Take the listing from its first line through the line that contains "ax.axis('off')" and please retype those lines exactly, leaving out the pictures.

◆ ◆ ◆ ◆ ◆ ◆ ◆

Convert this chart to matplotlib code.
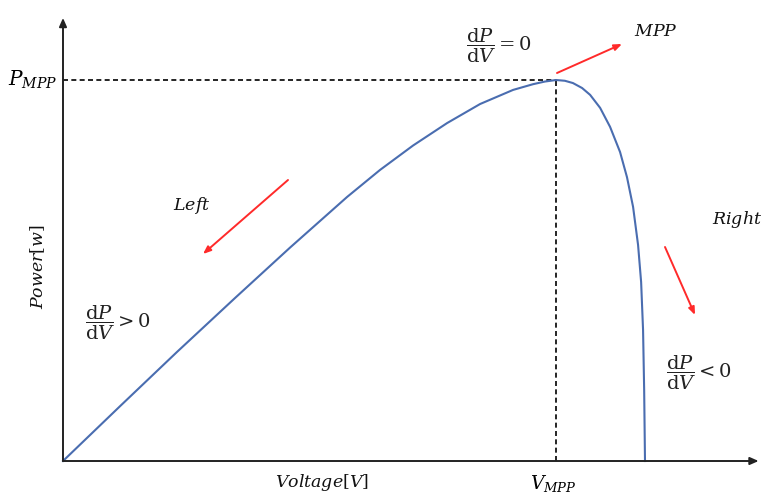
import matplotlib.pyplot as plt

plt.rcParams['mathtext.fontset'] = 'dejavuserif'
plt.rcParams['font.family'] = 'DejaVu Serif'

# P-V curve of a PV panel (volts, watts)
voltage = [0, 2.06, 4.11, 6.21, 8.19, 10.25, 11.44, 12.63, 13.86, 15.05, 16.24,
           16.96, 17.39, 17.79, 18.11, 18.40, 18.73, 19.02, 19.38, 19.74, 20.10,
           20.35, 20.57, 20.75, 20.86, 20.93, 20.97, 21.0]
power = [0, 14.4, 28.6, 42.8, 56.0, 69.3, 76.4, 82.8, 88.7, 93.7, 97.4,
         98.9, 99.6, 100.0, 99.8, 99.2, 97.9, 96.1, 92.7, 87.7, 81.1,
         74.5, 66.7, 56.7, 47.0, 34.4, 18.6, 0]
v_mpp = 17.79
p_mpp = 100.0

W, H = 766, 494


def px(x, y):
    # pixel position -> figure fraction
    return (x / W, 1 - y / H)


fig = plt.figure(figsize=(W / 100, H / 100), dpi=100)
ax = fig.add_axes([0, 0, 1, 1])
ax.set_xlim(-2.273, 25.366)
ax.set_ylim(-8.66, 121.0)
ax.axis('off')

# axes with arrow heads
axis_col = '#222222'
ax.annotate('', xy=(0, 116.3), xytext=(0, 0),
            arrowprops=dict(arrowstyle='-|>,head_length=0.5,head_width=0.22',
                            color=axis_col, lw=1.4, shrinkA=0, shrinkB=0))
ax.annotate('', xy=(25.1, 0), xytext=(0, 0),
            arrowprops=dict(arrowstyle='-|>,head_length=0.5,head_width=0.22',
                            color=axis_col, lw=1.4, shrinkA=0, shrinkB=0))

# MPP guide lines
ax.plot([0, v_mpp], [p_mpp, p_mpp], color='black', lw=1.2, ls=(0, (3, 2)))
ax.plot([v_mpp, v_mpp], [0, p_mpp], color='black', lw=1.2, ls=(0, (3, 2)))

# the curve
ax.plot(voltage, power, color='#4a6db0', lw=1.5, solid_joinstyle='round')

# red arrows
red = '#ff2a2a'
arrow_kw = dict(arrowstyle='-|>,head_length=0.45,head_width=0.18', color=red, lw=1.4,
                shrinkA=0, shrinkB=0)
ax.annotate('', xy=px(203, 254), xytext=px(288, 180), xycoords='figure fraction',
            textcoords='figure fraction', arrowprops=arrow_kw)
ax.annotate('', xy=px(622, 44), xytext=px(557, 73), xycoords='figure fraction',
            textcoords='figure fraction', arrowprops=arrow_kw)
ax.annotate('', xy=px(695, 315), xytext=px(665, 247), xycoords='figure fraction',
            textcoords='figure fraction', arrowprops=arrow_kw)

# labels
lab = dict(transform=fig.transFigure, fontsize=12.5, color='#111111')
fig.text(*px(57, 80), r'$P_{MPP}$', ha='right', va='center', fontsize=14.5,
         transform=fig.transFigure)
fig.text(*px(553, 483), r'$V_{MPP}$', ha='center', va='center', fontsize=13.5,
         transform=fig.transFigure)
fig.text(*px(322, 482), r'$Voltage[V]$', ha='center', va='center', **lab)
fig.text(*px(38, 267), r'$Power[w]$', ha='center', va='center', rotation=90, **lab)
fig.text(*px(192, 205), r'$Left$', ha='center', va='center', **lab)
fig.text(*px(737, 220), r'$Right$', ha='center', va='center', **lab)
fig.text(*px(656, 31), r'$MPP$', ha='center', va='center', **lab)

frac = dict(transform=fig.transFigure, fontsize=14, color='#222222', ha='left', va='center')
fig.text(*px(466, 46), r'$\dfrac{\mathrm{d}P}{\mathrm{d}V} = 0$', **frac)
fig.text(*px(85, 323), r'$\dfrac{\mathrm{d}P}{\mathrm{d}V} > 0$', **frac)
fig.text(*px(666, 373), r'$\dfrac{\mathrm{d}P}{\mathrm{d}V} < 0$', **frac)

fig.savefig('out.png', dpi=100)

◆ ◆ ◆ ◆ ◆ ◆ ◆

# Expected answer:
Convert this chart to matplotlib code.
import matplotlib.pyplot as plt

plt.rcParams['mathtext.fontset'] = 'dejavuserif'
plt.rcParams['font.family'] = 'DejaVu Serif'

# P-V curve of a PV panel (volts, watts)
voltage = [0, 2.06, 4.11, 6.21, 8.19, 10.25, 11.44, 12.63, 13.86, 15.05, 16.24,
           16.96, 17.39, 17.79, 18.11, 18.40, 18.73, 19.02, 19.38, 19.74, 20.10,
           20.35, 20.57, 20.75, 20.86, 20.93, 20.97, 21.0]
power = [0, 14.4, 28.6, 42.8, 56.0, 69.3, 76.4, 82.8, 88.7, 93.7, 97.4,
         98.9, 99.6, 100.0, 99.8, 99.2, 97.9, 96.1, 92.7, 87.7, 81.1,
         74.5, 66.7, 56.7, 47.0, 34.4, 18.6, 0]
v_mpp = 17.79
p_mpp = 100.0

W, H = 766, 494


def px(x, y):
    # pixel position -> figure fraction
    return (x / W, 1 - y / H)


fig = plt.figure(figsize=(W / 100, H / 100), dpi=100)
ax = fig.add_axes([0, 0, 1, 1])
ax.set_xlim(-2.273, 25.366)
ax.set_ylim(-8.66, 121.0)
ax.axis('off')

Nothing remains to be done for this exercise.